■ **Data segment**

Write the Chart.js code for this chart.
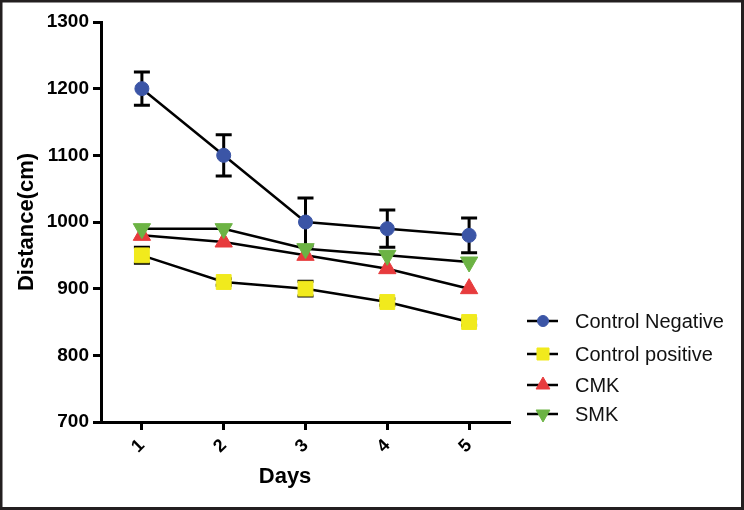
<!DOCTYPE html>
<html>
<head>
<meta charset="utf-8">
<script src="https://cdn.jsdelivr.net/npm/chart.js@4/dist/chart.umd.min.js"></script>
<style>
  html, body { margin: 0; padding: 0; background: #fff; }
  #wrap { width: 744px; height: 510px; position: relative; }
</style>
</head>
<body>
<div id="wrap"><canvas id="c" width="744" height="510"></canvas></div>
<script>
// ---- data ----
const days = ['1', '2', '3', '4', '5'];
const seriesNames = ['Control Negative', 'Control positive', 'CMK', 'SMK'];
const controlNegative = [1200, 1100, 1000, 990, 980];
const controlNegativeErr = [25, 31, 36, 28, 26];
const controlPositive = [950, 910, 900, 880, 850];
const controlPositiveErr = [12, 5, 11, 5, 5];
const cmk = [980, 970, 950, 930, 900];
const cmkErr = [0, 0, 0, 0, 0];
const smk = [990, 990, 960, 950, 940];
const smkErr = [0, 0, 0, 0, 0];
const yMin = 700, yMax = 1300, yStep = 100;
const xTitle = 'Days';
const yTitle = 'Distance(cm)';

const FONT = "'Liberation Sans', Arial, Helvetica, sans-serif";
const colors = ['#3b55a6', '#f1ea1d', '#e73b3d', '#6cb344'];
const styles = ['circle', 'rect', 'triangle', 'triangle'];
const rotations = [0, 0, 0, 180];
const radii = [7, 10.5, 10, 10];
const legendRadii = [5.5, 8.5, 8, 8];
const drawOrder = [-2, 0, 0, -1];
const errs = [controlNegativeErr, controlPositiveErr, cmkErr, smkErr];
const values = [controlNegative, controlPositive, cmk, smk];

const datasets = values.map((v, i) => ({
  label: seriesNames[i],
  data: v,
  order: drawOrder[i],
  borderColor: '#000',
  borderWidth: 2.5,
  tension: 0,
  fill: false,
  pointStyle: styles[i],
  rotation: rotations[i],
  pointRadius: radii[i],
  pointHoverRadius: radii[i],
  pointBackgroundColor: colors[i],
  pointBorderColor: colors[i],
  pointBorderWidth: 1,
  errors: errs[i]
}));

const errorBars = {
  id: 'errorBars',
  beforeDatasetsDraw(chart) {
    const ctx = chart.ctx;
    const xs = chart.scales.x, ys = chart.scales.y;
    ctx.save();
    ctx.strokeStyle = '#000';
    ctx.lineWidth = 3;
    chart.data.datasets.forEach(ds => {
      ds.data.forEach((v, j) => {
        const e = ds.errors[j];
        if (!e) return;
        const x = xs.getPixelForValue(j);
        const yt = ys.getPixelForValue(v + e);
        const yb = ys.getPixelForValue(v - e);
        ctx.beginPath();
        ctx.moveTo(x, yt); ctx.lineTo(x, yb);
        ctx.moveTo(x - 8, yt); ctx.lineTo(x + 8, yt);
        ctx.moveTo(x - 8, yb); ctx.lineTo(x + 8, yb);
        ctx.stroke();
      });
    });
    ctx.restore();
  }
};

function drawMarker(ctx, style, rotation, r, x, y, color) {
  const opts = { pointStyle: style, rotation: rotation, radius: r, borderWidth: 1 };
  ctx.fillStyle = color; ctx.strokeStyle = color; ctx.lineWidth = 1;
  if (Chart.helpers && Chart.helpers.drawPoint) {
    Chart.helpers.drawPoint(ctx, opts, x, y);
  } else {
    ctx.beginPath(); ctx.arc(x, y, r, 0, Math.PI * 2); ctx.fill();
  }
}

const extras = {
  id: 'extras',
  afterDraw(chart) {
    const ctx = chart.ctx;
    const ca = chart.chartArea;
    ctx.save();
    // x-axis title
    ctx.fillStyle = '#000';
    ctx.font = 'bold 22px ' + FONT;
    ctx.textAlign = 'center';
    ctx.textBaseline = 'middle';
    ctx.fillText(xTitle, ca.left + (ca.right - ca.left) * 0.45, 477);
    // legend
    const lx0 = ca.right + 17, lx1 = ca.right + 48, mx = ca.right + 33;
    const rowY = [321, 354, 385, 414];
    chart.data.datasets.forEach((ds, i) => {
      const y = rowY[i];
      ctx.strokeStyle = '#000';
      ctx.lineWidth = 2.5;
      ctx.beginPath(); ctx.moveTo(lx0, y); ctx.lineTo(lx1, y); ctx.stroke();
      drawMarker(ctx, styles[i], rotations[i], legendRadii[i], mx, y, colors[i]);
      ctx.fillStyle = '#111';
      ctx.font = '20px ' + FONT;
      ctx.textAlign = 'left';
      ctx.textBaseline = 'middle';
      ctx.fillText(ds.label, ca.right + 65, y + 1);
    });
    // outer frame
    ctx.strokeStyle = '#231f20';
    ctx.lineWidth = 3;
    ctx.strokeRect(1, 1, chart.width - 2.5, chart.height - 2.5);
    ctx.restore();
  }
};

new Chart(document.getElementById('c'), {
  type: 'line',
  data: { labels: days, datasets: datasets },
  options: {
    responsive: false,
    animation: false,
    devicePixelRatio: 1,
    layout: { padding: { left: 0, top: 22, right: 234, bottom: 0 } },
    plugins: { legend: { display: false }, tooltip: { enabled: false } },
    scales: {
      x: {
        type: 'category',
        offset: true,
        afterFit(s) { s.height = 88; },
        ticks: {
          minRotation: 45, maxRotation: 45,
          color: '#000',
          font: { family: FONT, size: 18, weight: 'bold' },
          padding: 5
        },
        grid: { drawOnChartArea: false, drawTicks: true, tickLength: 8, tickWidth: 3, tickColor: '#000' },
        border: { display: true, width: 3, color: '#000' },
        title: { display: false }
      },
      y: {
        min: yMin, max: yMax,
        afterFit(s) { s.width = 101; },
        ticks: {
          stepSize: yStep,
          color: '#000',
          font: { family: FONT, size: 19, weight: 'bold' },
          padding: 4,
          callback: v => String(v)
        },
        grid: { drawOnChartArea: false, drawTicks: true, tickLength: 8, tickWidth: 3, tickColor: '#000' },
        border: { display: true, width: 3, color: '#000' },
        title: {
          display: true, text: yTitle, color: '#000',
          font: { family: FONT, size: 22, weight: 'bold' },
          padding: { top: 14, bottom: 0 }
        }
      }
    }
  },
  plugins: [errorBars, extras]
});
</script>
</body>
</html>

■ **Task directions**
Repeat, word for word and with no pictures, only the lines running from the beginning of the data to the line that contains "const yTitle = 'Distance(cm)';".

■ **Exercise response**
Write the Chart.js code for this chart.
<!DOCTYPE html>
<html>
<head>
<meta charset="utf-8">
<script src="https://cdn.jsdelivr.net/npm/chart.js@4/dist/chart.umd.min.js"></script>
<style>
  html, body { margin: 0; padding: 0; background: #fff; }
  #wrap { width: 744px; height: 510px; position: relative; }
</style>
</head>
<body>
<div id="wrap"><canvas id="c" width="744" height="510"></canvas></div>
<script>
// ---- data ----
const days = ['1', '2', '3', '4', '5'];
const seriesNames = ['Control Negative', 'Control positive', 'CMK', 'SMK'];
const controlNegative = [1200, 1100, 1000, 990, 980];
const controlNegativeErr = [25, 31, 36, 28, 26];
const controlPositive = [950, 910, 900, 880, 850];
const controlPositiveErr = [12, 5, 11, 5, 5];
const cmk = [980, 970, 950, 930, 900];
const cmkErr = [0, 0, 0, 0, 0];
const smk = [990, 990, 960, 950, 940];
const smkErr = [0, 0, 0, 0, 0];
const yMin = 700, yMax = 1300, yStep = 100;
const xTitle = 'Days';
const yTitle = 'Distance(cm)';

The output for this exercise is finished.